Friday, August 14, 2009

not sleeping, but dreaming

AUGH

my life is so boring. that i have a blog about my dreams. because they are. quite literally. the most exciting things that happen to me.

so sad.

but yesterday. i was super bored. so instead of studying nephrons like i should be doing, i decided to visit stephenie meyer's website. where i read that she got her idea for twilight from a dream she had. and i was like. COOL. i could totally make movies out of my dreams. make them a little bit weirder, and yet at the same time more humanely possible. and then bam! my moneymaker.

and here. i will have a list of jobs/vocations/things i will do if i fail at life and don't make it as a doctor.
1) journalist. yes. so one of my close friends from highschool is doing this and she's amazing at it and although she talks about how boring it can become at times, i think i would enjoy this. and get a pretty interesting life experience out of it.
2) a children's book writer. i'll take anything! i'd love to write those short stories that make lasting impressions. don't think i'll ever forget the giving tree, or the bernstein bears, or curious george... and the list goes on forever...
3) the other children's book writer. i guess they might make this more "young adult" but i think they're still children. i loved anne of green gables, and all of philip pullman's books, and especially ender's game and of course the list goes on and on. now that harry potter and twilight are getting so much publicity, i would love to write a series of books about a world that i get to imagine up for entertainment's sake.
4) screenplay writer-- and this is where all my nightmares will finally come into play! although i must stay extremely stressed! yes indeed. as long as the stress is high, the nightmares get more interesting!

so the problem with the above list is I SUCK AT WRITING. i'm quite sure you all noticed that while reading this.

and here is the list of dream jobs that i will never get but will always want.
1) fashionista.
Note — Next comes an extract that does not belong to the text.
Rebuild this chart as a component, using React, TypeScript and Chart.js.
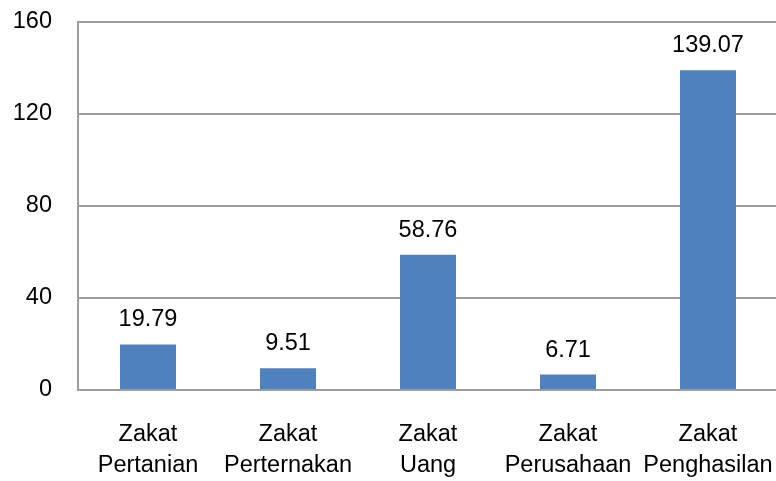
import React, { useEffect, useRef } from "react";
import { Chart, registerables } from "chart.js";

Chart.register(...registerables);

const categories: string[][] = [
  ["Zakat", "Pertanian"],
  ["Zakat", "Perternakan"],
  ["Zakat", "Uang"],
  ["Zakat", "Perusahaan"],
  ["Zakat", "Penghasilan"],
];
const values: number[] = [19.79, 9.51, 58.76, 6.71, 139.07];
const yMin = 0;
const yMax = 160;
const yStep = 40;

const FONT_FAMILY = "'Liberation Sans', Arial, sans-serif";
const FONT_SIZE = 23.5;
const GRID = "#9d9d9d";

const valueLabels = {
  id: "valueLabels",
  afterDatasetsDraw(chart: any) {
    const ctx = chart.ctx;
    const meta = chart.getDatasetMeta(0);
    ctx.save();
    ctx.font = `${FONT_SIZE}px ${FONT_FAMILY}`;
    ctx.fillStyle = "#000000";
    ctx.textAlign = "center";
    ctx.textBaseline = "alphabetic";
    meta.data.forEach((bar: any, i: number) => {
      ctx.fillText(values[i].toFixed(2), bar.x, bar.y - 18);
    });
    ctx.restore();
  },
};

export default function App() {
  const ref = useRef<HTMLCanvasElement | null>(null);

  useEffect(() => {
    if (!ref.current) return;
    const chart = new Chart(ref.current, {
      type: "bar",
      data: {
        labels: categories,
        datasets: [
          {
            data: values,
            backgroundColor: "#4f81bd",
            borderWidth: 0,
            barPercentage: 0.4,
            categoryPercentage: 1,
          },
        ],
      },
      options: {
        animation: false,
        responsive: false,
        maintainAspectRatio: false,
        layout: { padding: { left: 12, right: 2, top: 22, bottom: 0 } },
        plugins: { legend: { display: false }, tooltip: { enabled: false } },
        scales: {
          x: {
            grid: { display: false, drawTicks: false },
            border: { display: true, color: GRID, width: 2 },
            ticks: {
              color: "#000000",
              font: { family: FONT_FAMILY, size: FONT_SIZE, lineHeight: 1.32 },
              padding: 29,
              maxRotation: 0,
              autoSkip: false,
            },
            afterFit: (scale: any) => {
              scale.height = 91;
              scale.paddingLeft = 0;
              scale.paddingRight = 0;
            },
          },
          y: {
            min: yMin,
            max: yMax,
            grid: { color: GRID, lineWidth: 2, drawTicks: false },
            border: { display: true, color: GRID, width: 2 },
            ticks: {
              stepSize: yStep,
              color: "#000000",
              font: { family: FONT_FAMILY, size: FONT_SIZE },
              padding: 26,
            },
            afterFit: (scale: any) => {
              scale.width = 66;
              scale.paddingTop = 0;
              scale.paddingBottom = 0;
            },
          },
        },
      },
      plugins: [valueLabels],
    });
    return () => chart.destroy();
  }, []);

  return (
    <div
      style={{
        position: "fixed",
        left: 0,
        top: 0,
        width: 776,
        height: 481,
        overflow: "hidden",
        background: "#ffffff",
      }}
    >
      <canvas ref={ref} width={780} height={481} style={{ width: 780, height: 481, display: "block" }} />
    </div>
  );
}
HAHAHA. yeah. it's okay. just laugh it out. i know you will. i am by far one of the least fashionable people i know. for so many reasons. but hey! i think it would be totally awesome if i could spend my days looking of clothing and accessories and shoes. it's an artform that is always changing. i love the travelling and all the interesting findings included in this job.
2) the random, weird, but oh-so-necessary side kick. okay. so i'll totally admit it. i don't have the looks to ever be the star to my own movie. but heck i would love to be a sidekick. or a side character for comic relief.
3) an art dealer. hey. so along with fashion, i happen to really like art. i would love to spend my days at a museum looking at things, trying to find the history/story behind all of it. and i'd love seeing/finding new paintings and trying to determine the value of them.

of course there is more. but the nephrons are calling for me!

and yet despite lying in my bed for three hours, not falling asleep, imagining how awesome it would be if i could write really successful screenplays-- i also remembered all the reasons why i want to be a doctor.

for one, it simply wouldn't be that fulfilling to me to be a fashionista or an art dealer, because, well, if i were ever on an airplane to milan, and the child next to me suddenly goes out cold, i'd hate myself for not being a doctor and not knowing how to save her. it just comes down to that. there is nothing more precious than a human life, and not knowing how to preserve it, well it really makes my life worthless to me.